Un espectáculo colauesco 

Colau y los suyos han convertido el sufrimiento del pueblo palestino en la escenografía perfecta para demostrar a su público lo buenas personas que son

Ada Colau entra en campaña. En realidad, nunca se fue. Dejó el ayuntamiento de Barcelona, sí, pero únicamente para preparar su próxima candidatura. Y ahora, con la teatralidad que la caracteriza, acaba de celebrar su acto de presentación: una gigantesca demostración de lo que los anglosajones definen como virtue signaling, esa gesticulación sobreactuada cuyo único propósito es tratar de acreditar una supuesta superioridad moral. Estamos ante la versión más premium del postureo político, la de una flotilla que partió —varias veces— desde el puerto de Barcelona con rumbo a la fama… perdón, con rumbo a Gaza. 

La operación comunicativa estaba cuidada al milímetro: planos cinematográficos, grupos de música, famosillos de alfombra (políticamente) roja. Una grandiosa épica tuitera. Colau y los suyos han convertido el sufrimiento del pueblo palestino en la escenografía perfecta para demostrar a su público lo buenas personas que son, lo mucho que se indignan frente a una de las innumerables injusticias del planeta. Sin embargo, sus vídeos en redes sociales dejan escapar la realidad: una frivolidad y un disfrute más propio de un placentero crucero por el Mediterráneo que de una “peligrosa misión en defensa de los Derechos Humanos”. Bailes, carcajadas y gestos cómplices que desnudan la performance. 

«Ha sido difícil pasar dos noches en Menorca», se lamentaba Colau, mientras el cinismo de su propia sonrisa la traicionaba. La empatía real con el sufrimiento de los niños palestinos se diluye cuando lo que emerge es la impostura publicitaria. Todo está diseñado para generar imagen y notoriedad desde el minuto uno. Se zarpa de la capital catalana al ritmo de conciertos y proclamas, con la certeza de que ese mismo día no se llegará ni a la vecina Badalona. Resultado: un espectáculo mediático que, lejos de impulsar una causa justa, la pervierte.  

Nadie allí se acuerda de los rehenes israelíes en manos de Hamas, pero tampoco parece que las necesidades de los palestinos vayan por delante de los egos de estos políticos. Virtue signaling, decíamos. Falso moralismo. A Colau y a su flotilla lo que les importa no es la eficacia de la acción, ni su impacto real en Palestina, sino la narrativa que se construye alrededor de ella. El objetivo no es aliviar el dolor ajeno, sino blindar la conciencia propia… y conquistar titulares y likes.  

Puro escaparate

Cierto es que la política de los gestos no entiende de ideologías. No es exclusiva de la extrema izquierda, ya que, lamentablemente, el narcisismo frívolo está bastante extendido en estos tiempos.

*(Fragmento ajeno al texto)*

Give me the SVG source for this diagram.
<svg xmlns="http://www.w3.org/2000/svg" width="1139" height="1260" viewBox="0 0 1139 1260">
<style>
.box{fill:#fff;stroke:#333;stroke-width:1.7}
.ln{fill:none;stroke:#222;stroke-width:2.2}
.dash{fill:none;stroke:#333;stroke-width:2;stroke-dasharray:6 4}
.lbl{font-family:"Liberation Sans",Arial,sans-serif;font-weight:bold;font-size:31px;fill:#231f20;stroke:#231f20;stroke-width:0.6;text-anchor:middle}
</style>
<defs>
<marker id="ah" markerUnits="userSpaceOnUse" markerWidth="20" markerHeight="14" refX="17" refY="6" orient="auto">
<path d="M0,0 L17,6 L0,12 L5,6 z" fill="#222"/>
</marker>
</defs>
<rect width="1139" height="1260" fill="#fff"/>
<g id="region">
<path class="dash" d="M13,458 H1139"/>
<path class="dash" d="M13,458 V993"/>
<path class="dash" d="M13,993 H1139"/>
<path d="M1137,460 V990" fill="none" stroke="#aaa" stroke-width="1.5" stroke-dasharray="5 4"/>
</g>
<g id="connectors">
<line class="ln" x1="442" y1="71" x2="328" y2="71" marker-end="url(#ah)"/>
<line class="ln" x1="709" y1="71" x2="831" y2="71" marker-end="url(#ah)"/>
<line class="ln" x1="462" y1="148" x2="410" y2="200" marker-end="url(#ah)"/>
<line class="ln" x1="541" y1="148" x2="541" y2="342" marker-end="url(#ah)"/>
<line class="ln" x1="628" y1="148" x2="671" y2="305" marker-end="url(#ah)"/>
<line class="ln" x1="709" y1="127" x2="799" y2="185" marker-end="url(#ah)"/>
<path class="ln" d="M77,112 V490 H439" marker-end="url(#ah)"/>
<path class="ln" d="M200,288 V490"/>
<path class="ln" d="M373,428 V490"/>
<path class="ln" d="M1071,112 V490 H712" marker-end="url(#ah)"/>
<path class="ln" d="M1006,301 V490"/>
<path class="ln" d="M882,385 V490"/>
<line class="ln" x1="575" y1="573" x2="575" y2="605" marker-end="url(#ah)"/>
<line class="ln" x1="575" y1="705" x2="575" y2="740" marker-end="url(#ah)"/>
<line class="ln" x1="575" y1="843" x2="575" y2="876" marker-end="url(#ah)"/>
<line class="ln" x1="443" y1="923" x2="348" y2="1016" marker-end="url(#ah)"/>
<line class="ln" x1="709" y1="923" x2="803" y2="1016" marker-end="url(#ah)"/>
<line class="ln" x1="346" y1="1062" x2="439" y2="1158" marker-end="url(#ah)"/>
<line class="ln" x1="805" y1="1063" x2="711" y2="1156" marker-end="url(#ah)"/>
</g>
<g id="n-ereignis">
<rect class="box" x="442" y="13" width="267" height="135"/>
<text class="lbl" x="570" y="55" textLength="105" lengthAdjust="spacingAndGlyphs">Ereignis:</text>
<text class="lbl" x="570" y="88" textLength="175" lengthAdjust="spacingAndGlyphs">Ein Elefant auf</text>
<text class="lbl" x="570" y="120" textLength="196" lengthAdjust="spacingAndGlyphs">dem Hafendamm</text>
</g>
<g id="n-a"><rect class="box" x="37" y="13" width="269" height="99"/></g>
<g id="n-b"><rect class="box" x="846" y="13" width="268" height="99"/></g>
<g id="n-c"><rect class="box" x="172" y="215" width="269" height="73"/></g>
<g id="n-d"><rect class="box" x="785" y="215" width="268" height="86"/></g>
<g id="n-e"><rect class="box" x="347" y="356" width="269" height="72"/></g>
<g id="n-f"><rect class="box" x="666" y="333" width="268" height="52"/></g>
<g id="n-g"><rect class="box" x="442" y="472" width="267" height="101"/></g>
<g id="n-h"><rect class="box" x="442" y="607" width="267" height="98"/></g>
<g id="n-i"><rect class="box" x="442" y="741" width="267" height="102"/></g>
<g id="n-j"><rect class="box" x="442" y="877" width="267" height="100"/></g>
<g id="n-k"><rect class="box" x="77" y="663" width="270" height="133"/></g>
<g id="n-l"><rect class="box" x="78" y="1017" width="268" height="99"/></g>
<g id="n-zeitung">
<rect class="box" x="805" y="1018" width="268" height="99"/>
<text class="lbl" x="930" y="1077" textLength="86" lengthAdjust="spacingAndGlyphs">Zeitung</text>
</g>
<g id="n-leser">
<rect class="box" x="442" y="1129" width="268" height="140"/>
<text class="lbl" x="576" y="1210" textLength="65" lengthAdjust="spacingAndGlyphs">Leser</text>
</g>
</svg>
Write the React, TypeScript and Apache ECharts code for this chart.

No obstante, estamos ahora ante el epítome de una política que nada construye. Es puro escaparate: muchos selfies y pocas soluciones. Y lo peor: la ayuda nunca llega a la población civil palestina. Algo me dice que tal vez nunca fue ese el auténtico propósito de estos activistas de Instagram. 

Llegados a este punto, la pregunta es inevitable y nos la dejó formulada, con su genial ironía, el gran Josep Pla al contemplar los rascacielos de Nueva York: “I tot això, qui ho paga?”. Y es que el espectáculo colauesco no es barato. No es un acto menor de campaña. Y supongo que nadie creerá que la financiación haya salido del bolsillo de los navegantes. ¿De dónde salen entonces los fondos? 

¿Están despilfarrando dinero público? Sabemos que el alcalde Jaume Collboni sigue financiando el entramado de los comunes con el dinero de todos los barceloneses. ¿O los millones provienen de alguna generosa mano extranjera? ¿Estamos, pues, ante otra operación de injerencia en nuestra política nacional? La política del postureo puede ser frívola, pero, en este caso, no es barata. Tiene un precio, y quizá no solo sea económico. Así, vista la magnitud del dispendio, se hace necesaria la transparencia. I tot això qui ho paga? La respuesta al interrogante puede que sea mucho más incómoda de lo que parece.